【五十八】 「順如上人」 ~経豪上人の養父~

2019.08.27

 『反故裏書』には、経豪上人は順如上人を介し、蓮如上人に本願寺参入の意思を伝えたと記されています。

 

佛光寺蓮教は父往生の砌より頻に帰参の望あり。かの門弟当流へ帰参の仁に立より順如上人へ申されしかば、則申入られ、蓮如上人めしいだし給ふ…すなはち常楽寺蓮覚の婿君となして親属のまじはり佗に異なり…かくのごときの御計みな順如上人の御智慮となん

 

 順如上人は蓮如上人の長子です。『反故裏書』は続けて、経豪上人には常楽寺蓮覚の娘を配したが、それも順如上人が計らったものだと記しています。常楽寺は存覚上人の開いた寺で、本願寺とは深いつながりのある寺です。

 

 『反古裏書』にいう通り、経豪上人の本願寺参入には順如上人が大きな役割をはたします。ここにあるように経豪上人は常楽寺蓮覚の娘と結婚しますが、その際、順如上人はこの蓮覚の娘を、一旦、自分の養女として、その上でこの娘を経豪上人と結婚させています。形式としては、順如上人が経豪上人を婿として迎えたとのかたちになっています。

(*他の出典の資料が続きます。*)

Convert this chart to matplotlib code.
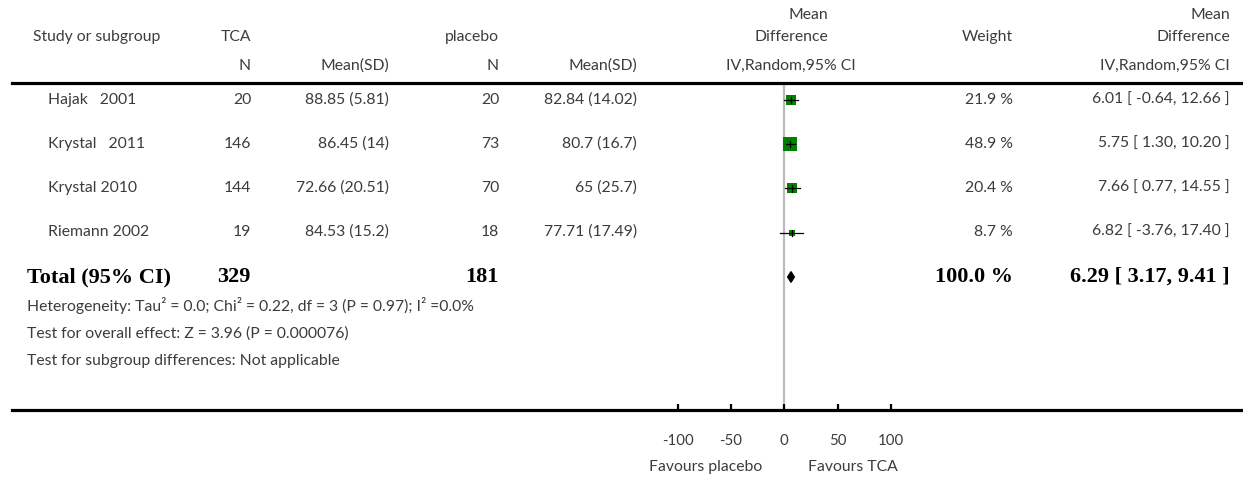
import numpy as np
import matplotlib
matplotlib.use('Agg')
import matplotlib.pyplot as plt
from matplotlib.patches import Polygon

# данные исследований
studies = ['Hajak   2001', 'Krystal   2011', 'Krystal 2010', 'Riemann 2002']
tca_n = [20, 146, 144, 19]
tca_mean = [88.85, 86.45, 72.66, 84.53]
tca_sd = [5.81, 14, 20.51, 15.2]
pl_n = [20, 73, 70, 18]
pl_mean = [82.84, 80.7, 65, 77.71]
pl_sd = [14.02, 16.7, 25.7, 17.49]
weight = [21.9, 48.9, 20.4, 8.7]
md = [6.01, 5.75, 7.66, 6.82]
lo = [-0.64, 1.30, 0.77, -3.76]
hi = [12.66, 10.20, 14.55, 17.40]

# итог
total_n_tca = 329
total_n_pl = 181
total_weight = 100.0
total_md = 6.29
total_lo = 3.17
total_hi = 9.41

ticks = [-100, -50, 0, 50, 100]
notes = ['Heterogeneity: Tau² = 0.0; Chi² = 0.22, df = 3 (P = 0.97); I² =0.0%',
         'Test for overall effect: Z = 3.96 (P = 0.000076)',
         'Test for subgroup differences: Not applicable']

W, H = 1243, 478
fig = plt.figure(figsize=(W / 100, H / 100), dpi=100)
fig.patch.set_facecolor('white')

FONT = 'Lato'
TXT = '#3c3c3c'
FS = 11.3


def t(x, y, s, ha='left', bold=False, size=None):
    # текст в пиксельных координатах (от левого верхнего угла)
    if bold:
        fig.text(x / W, 1 - y / H, s, ha=ha, va='center', family='Liberation Serif',
                 weight='bold', fontsize=16, color='black')
    else:
        fig.text(x / W, 1 - y / H, s, ha=ha, va='center', family=FONT,
                 fontsize=size or FS, color=TXT)


# шапка таблицы
t(33, 37, 'Study or subgroup')
t(251, 37, 'TCA', ha='right')
t(251, 66, 'N', ha='right')
t(389, 66, 'Mean(SD)', ha='right')
t(499, 37, 'placebo', ha='right')
t(499, 66, 'N', ha='right')
t(637, 66, 'Mean(SD)', ha='right')
t(828, 15, 'Mean', ha='right')
t(828, 37, 'Difference', ha='right')
t(791, 66, 'IV,Random,95% CI', ha='center')
t(1013, 37, 'Weight', ha='right')
t(1230, 15, 'Mean', ha='right')
t(1230, 37, 'Difference', ha='right')
t(1230, 66, 'IV,Random,95% CI', ha='right')

row_y = [100, 144, 188, 232]
for i in range(len(studies)):
    y = row_y[i]
    t(48, y, studies[i])
    t(251, y, str(tca_n[i]), ha='right')
    t(389, y, f'{tca_mean[i]} ({tca_sd[i]})', ha='right')
    t(499, y, str(pl_n[i]), ha='right')
    t(637, y, f'{pl_mean[i]} ({pl_sd[i]})', ha='right')
    t(1013, y, f'{weight[i]} %', ha='right')
    t(1230, y, f'{md[i]:.2f} [ {lo[i]:.2f}, {hi[i]:.2f} ]', ha='right')

t(27, 277, 'Total (95% CI)', bold=True)
t(251, 277, str(total_n_tca), ha='right', bold=True)
t(499, 277, str(total_n_pl), ha='right', bold=True)
t(1013, 277, f'{total_weight:.1f} %', ha='right', bold=True)
t(1230, 277, f'{total_md:.2f} [ {total_lo:.2f}, {total_hi:.2f} ]', ha='right', bold=True)

t(27, 306, notes[0])
t(27, 333.5, notes[1])
t(27, 361, notes[2])

t(706, 467, 'Favours placebo', ha='center')
t(853, 467, 'Favours TCA', ha='center')

# график (forest plot)
scale = 1.0665   # пикселей на единицу
x0 = 784.3
ax = fig.add_axes([12 / W, 1 - 410 / H, (W - 12) / W, (410 - 83) / H])
ax.set_xlim((12 - x0) / scale, (W - x0) / scale)
ax.set_ylim((410 - 100) / 44.25, (83 - 100) / 44.25)
ax.set_facecolor('none')
for sp in ['left', 'right']:
    ax.spines[sp].set_visible(False)
ax.spines['top'].set_linewidth(2.3)
ax.spines['bottom'].set_linewidth(2.3)
ax.set_yticks([])
ax.set_xticks(ticks)
ax.set_xticklabels([str(v) for v in ticks], family=FONT, fontsize=FS - 0.5, color=TXT)
ax.tick_params(axis='x', direction='in', length=4, width=1.6, pad=17, colors='black',
               labelcolor=TXT)

ax.axvline(0, color='#bbbbbb', lw=1.6, zorder=1)

for i in range(len(studies)):
    ax.plot([lo[i], hi[i]], [i, i], color='black', lw=0.9, zorder=3)
    side = 2.0 * np.sqrt(weight[i]) * 0.72
    ax.plot(md[i], i, marker='s', markersize=side, color='#008000', mec='#008000', mew=0,
            zorder=2)
    ax.plot([md[i], md[i]], [i - 0.07, i + 0.07], color='black', lw=0.9, zorder=4)

diamond = Polygon([[total_lo, 4], [total_md, 4 - 0.12], [total_hi, 4], [total_md, 4 + 0.12]],
                  closed=True, color='black', zorder=3)
ax.add_patch(diamond)

plt.savefig('out.png', dpi=100)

この娘はのちに法名を如慶と名のります。

 

 順如上人は表だった行動こそないものの、本願寺のためにはかなり尽力した人物です。

 

順如上人…本願寺住持十年ばかり御持候歟、蓮如上人御存生の間也。大津顕証寺開山也…蓮如上人は仏法方計被仰候時、順如は住持分にて世上の儀万御扱候し事也…禁裏の御事、武家将軍家の事而已御扱候し事也(『実悟記』)

 

 仏法のことは蓮如上人が扱い、世上のことや、朝廷や幕府のことは順如上人が扱ったのだといっています。

 

 政治権力との関係調整や、渉外の活動が役割だったことになります。順如上人が幕府との交渉をしていたのは、蓮如上人の妻で順如上人の母である如了が伊勢氏の出身で、その縁によって幕府とのつながりがあったからです。伊勢氏は室町幕府の政所執事を世襲した家で、如了はその分家の出身でした。順如上人と幕府との関係は深く、順如上人は幕府の要人や将軍とも交流しています。応仁の乱で東軍、西軍と勢力が二分した時にも、順如上人は双方の陣営に出入りすることができたといいます(『天正三年記』)。

 

 世上のことを扱ったといっても、順如上人が仏法のことを扱わなかったわけではありません。蓮如上人が吉崎に滞在していた間、本願寺伝来の親鸞聖人の御影は近江の近松坊にのこされましたが、その期間、近松坊にあって御影を護持したのはこの順如上人です。蓮如上人は吉崎にいるわけで、近畿の本願寺門徒も順如上人が治めていたということになります。蓮如上人が吉崎にいる間にも近畿では本願寺の勢力が拡大していきますが、これも順如上人の力によるものとみなくてはなりません。蓮如上人の時代のことは、何もかもが蓮如上人の事績のようにいわれますが、順如上人も相当に大きな働きをしています。順如上人の住んでいた近松坊がのちに顕証寺になります。

 

 文明七年(1475)八月、蓮如上人は吉崎から畿内に戻りますが、この時、吉崎に蓮如上人を迎えにいったのも順如上人です。蓮如上人は順如上人の用意した舟に乗って若狭の小浜に向い、そこから陸路、丹波、摂津を経て河内の出口に落ち着きます。蓮如上人は加賀での富樫政親と門徒衆の争いを避けて畿内に戻りますが、戻るといっても何の準備もなしに戻ったとは考えられません。畿内に至る経路や落ち着く先は、あらかじめ決められていたはずです。当然ながら、それは迎えにいった順如上人が決めていたと考えられます。

 

 畿内の戻ったのちの蓮如上人は出口の坊舎に住み、以後二年以上をここで過ごしますが、蓮如上人は吉崎退去後わずか二週間ほどでこの出口坊に入っています。はじめから出口坊に住むことに決まっていたとしか思われません。出口坊はのちに光善寺となりますが、この坊舎は順如上人が相続し、順如上人の亡きあとも順如上人の遺族がこの坊に住んでいます。坊の建立の当初から順如上人の助力があったことをうかがわせます。

 

 畿内へと戻ったのち蓮如上人は再び畿内を舞台に盛んな教化活動を行いますが、蓮如上人の活動は順如上人が築いた土台の上になされたものということになります。あわせて順如上人は佛光寺門徒の本願寺への取りこみにもつとめていたようで、経豪上人もその関係から、順如上人を介して本願寺への参入の意思を伝えたものとみられます。